▶ Stored data:
— start —
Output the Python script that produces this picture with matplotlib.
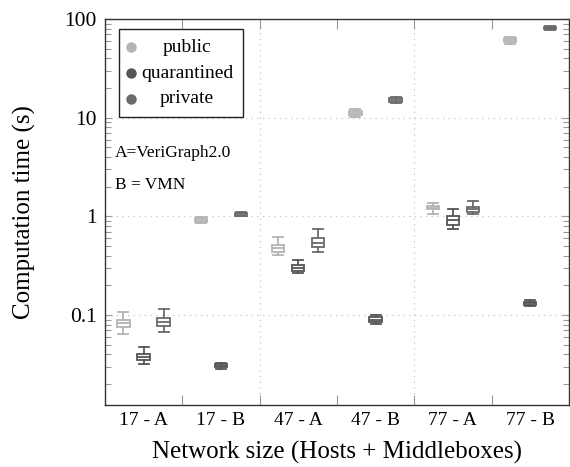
import matplotlib
matplotlib.use("Agg")
import matplotlib.pyplot as plt
from matplotlib.patches import Rectangle
from matplotlib.ticker import LogLocator, NullFormatter

plt.rcParams["font.family"] = ["Liberation Serif", "DejaVu Serif"]

groups = ["17 - A", "17 - B", "47 - A", "47 - B", "77 - A", "77 - B"]
series = ["public", "quarantined", "private"]
colors = ["#b4b4b4", "#555555", "#6a6a6a"]

# [whisker low, q1, median, q3, whisker high] per group
public = [
    [0.0645, 0.0757, 0.083, 0.089, 0.107],
    [0.85, 0.88, 0.92, 0.96, 0.98],
    [0.404, 0.433, 0.475, 0.509, 0.614],
    [10.2, 10.7, 11.2, 11.7, 12.4],
    [1.05, 1.18, 1.23, 1.29, 1.38],
    [56.0, 58.0, 61.0, 64.0, 66.0],
]
quarantined = [
    [0.032, 0.0351, 0.0376, 0.0404, 0.0475],
    [0.0285, 0.0295, 0.0305, 0.0318, 0.0327],
    [0.266, 0.278, 0.298, 0.32, 0.36],
    [0.081, 0.085, 0.089, 0.0953, 0.1],
    [0.74, 0.81, 0.91, 1.0, 1.18],
    [0.123, 0.127, 0.132, 0.137, 0.142],
]
private = [
    [0.0673, 0.0774, 0.085, 0.093, 0.115],
    [1.0, 1.02, 1.05, 1.08, 1.1],
    [0.433, 0.486, 0.533, 0.6, 0.74],
    [14.0, 14.5, 15.2, 15.8, 16.3],
    [1.07, 1.1, 1.18, 1.26, 1.45],
    [77.0, 79.0, 81.0, 83.0, 85.0],
]

ytick_vals = [0.1, 1, 10, 100]
ytick_labels = ["0.1", "1", "10", "100"]

fig = plt.figure(figsize=(5.7, 4.67), dpi=100)
ax = fig.add_axes([0.184, 0.133, 0.814, 0.826])

offsets = [-0.26, 0.0, 0.26]
for data, off, col in zip([public, quarantined, private], offsets, colors):
    stats = [dict(whislo=d[0], q1=d[1], med=d[2], q3=d[3], whishi=d[4], fliers=[])
             for d in data]
    pos = [i + off for i in range(len(groups))]
    ax.bxp(stats, positions=pos, widths=0.16, capwidths=0.13, patch_artist=True,
           boxprops=dict(facecolor="white", edgecolor=col, linewidth=1.3),
           medianprops=dict(color=col, linewidth=1.3),
           whiskerprops=dict(color=col, linewidth=1.3),
           capprops=dict(color=col, linewidth=1.3),
           manage_ticks=False, zorder=3)

ax.set_yscale("log")
ax.set_ylim(0.0123, 100)
ax.set_xlim(-0.5, len(groups) - 0.5)

# y ticks
ax.set_yticks(ytick_vals)
ax.set_yticklabels(ytick_labels)
ax.yaxis.set_minor_locator(LogLocator(base=10, subs=range(2, 10), numticks=20))
ax.yaxis.set_minor_formatter(NullFormatter())
ax.tick_params(axis="y", which="major", direction="in", length=5, width=0.8,
               color="#999999", left=True, right=True, labelsize=15.5, pad=6)
ax.tick_params(axis="y", which="minor", direction="in", length=4, width=0.8,
               color="#999999", left=True, right=True)

# x ticks: boundaries as major (no labels), centers as minor labels
ax.set_xticks([i + 0.5 for i in range(len(groups) - 1)])
ax.set_xticklabels([])
ax.set_xticks(range(len(groups)), minor=True)
ax.set_xticklabels(groups, minor=True)
ax.tick_params(axis="x", which="major", direction="in", length=7, width=0.8,
               color="#999999", top=True, bottom=True)
ax.tick_params(axis="x", which="minor", length=0, labelsize=14, pad=5)

# dotted grid
for v in ytick_vals[:-1]:
    ax.axhline(v, color="#c4c4c4", linestyle=(0, (1, 3.5)), linewidth=0.9, zorder=1)
for b in [1.5, 3.5]:
    ax.axvline(b, color="#c4c4c4", linestyle=(0, (1, 3.5)), linewidth=0.9, zorder=1)

for s in ax.spines.values():
    s.set_color("#333333")
    s.set_linewidth(1.0)

ax.set_xlabel("Network size (Hosts + Middleboxes)", fontsize=18, labelpad=9)
ax.set_ylabel("Computation time (s)", fontsize=18, labelpad=20)

# legend (text centred as in the original)
ax.add_patch(Rectangle((0.030, 0.746), 0.267, 0.228, transform=ax.transAxes,
                       facecolor="white", edgecolor="#222222", linewidth=1.0, zorder=5))
for k, (name, col) in enumerate(zip(series, colors)):
    yy = 0.927 - k * 0.067
    ax.plot([0.056], [yy], "o", color=col, markersize=6.5, transform=ax.transAxes,
            zorder=6, clip_on=False)
    ax.text(0.177, yy, name, transform=ax.transAxes, ha="center", va="center",
            fontsize=14, zorder=6)

ax.text(0.022, 0.653, "A=VeriGraph2.0", transform=ax.transAxes, ha="left",
        va="center", fontsize=12.5)
ax.text(0.022, 0.570, "B = VMN", transform=ax.transAxes, ha="left",
        va="center", fontsize=12.5)

fig.savefig("out.png", dpi=100)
— end —
▶ Written problem: Reproduce exactly the run of lines that opens the listing and closes with the line holding "manage_ticks=False, zorder=3)". Pictures are excluded.

▶ Exercise response:
Output the Python script that produces this picture with matplotlib.
import matplotlib
matplotlib.use("Agg")
import matplotlib.pyplot as plt
from matplotlib.patches import Rectangle
from matplotlib.ticker import LogLocator, NullFormatter

plt.rcParams["font.family"] = ["Liberation Serif", "DejaVu Serif"]

groups = ["17 - A", "17 - B", "47 - A", "47 - B", "77 - A", "77 - B"]
series = ["public", "quarantined", "private"]
colors = ["#b4b4b4", "#555555", "#6a6a6a"]

# [whisker low, q1, median, q3, whisker high] per group
public = [
    [0.0645, 0.0757, 0.083, 0.089, 0.107],
    [0.85, 0.88, 0.92, 0.96, 0.98],
    [0.404, 0.433, 0.475, 0.509, 0.614],
    [10.2, 10.7, 11.2, 11.7, 12.4],
    [1.05, 1.18, 1.23, 1.29, 1.38],
    [56.0, 58.0, 61.0, 64.0, 66.0],
]
quarantined = [
    [0.032, 0.0351, 0.0376, 0.0404, 0.0475],
    [0.0285, 0.0295, 0.0305, 0.0318, 0.0327],
    [0.266, 0.278, 0.298, 0.32, 0.36],
    [0.081, 0.085, 0.089, 0.0953, 0.1],
    [0.74, 0.81, 0.91, 1.0, 1.18],
    [0.123, 0.127, 0.132, 0.137, 0.142],
]
private = [
    [0.0673, 0.0774, 0.085, 0.093, 0.115],
    [1.0, 1.02, 1.05, 1.08, 1.1],
    [0.433, 0.486, 0.533, 0.6, 0.74],
    [14.0, 14.5, 15.2, 15.8, 16.3],
    [1.07, 1.1, 1.18, 1.26, 1.45],
    [77.0, 79.0, 81.0, 83.0, 85.0],
]

ytick_vals = [0.1, 1, 10, 100]
ytick_labels = ["0.1", "1", "10", "100"]

fig = plt.figure(figsize=(5.7, 4.67), dpi=100)
ax = fig.add_axes([0.184, 0.133, 0.814, 0.826])

offsets = [-0.26, 0.0, 0.26]
for data, off, col in zip([public, quarantined, private], offsets, colors):
    stats = [dict(whislo=d[0], q1=d[1], med=d[2], q3=d[3], whishi=d[4], fliers=[])
             for d in data]
    pos = [i + off for i in range(len(groups))]
    ax.bxp(stats, positions=pos, widths=0.16, capwidths=0.13, patch_artist=True,
           boxprops=dict(facecolor="white", edgecolor=col, linewidth=1.3),
           medianprops=dict(color=col, linewidth=1.3),
           whiskerprops=dict(color=col, linewidth=1.3),
           capprops=dict(color=col, linewidth=1.3),
           manage_ticks=False, zorder=3)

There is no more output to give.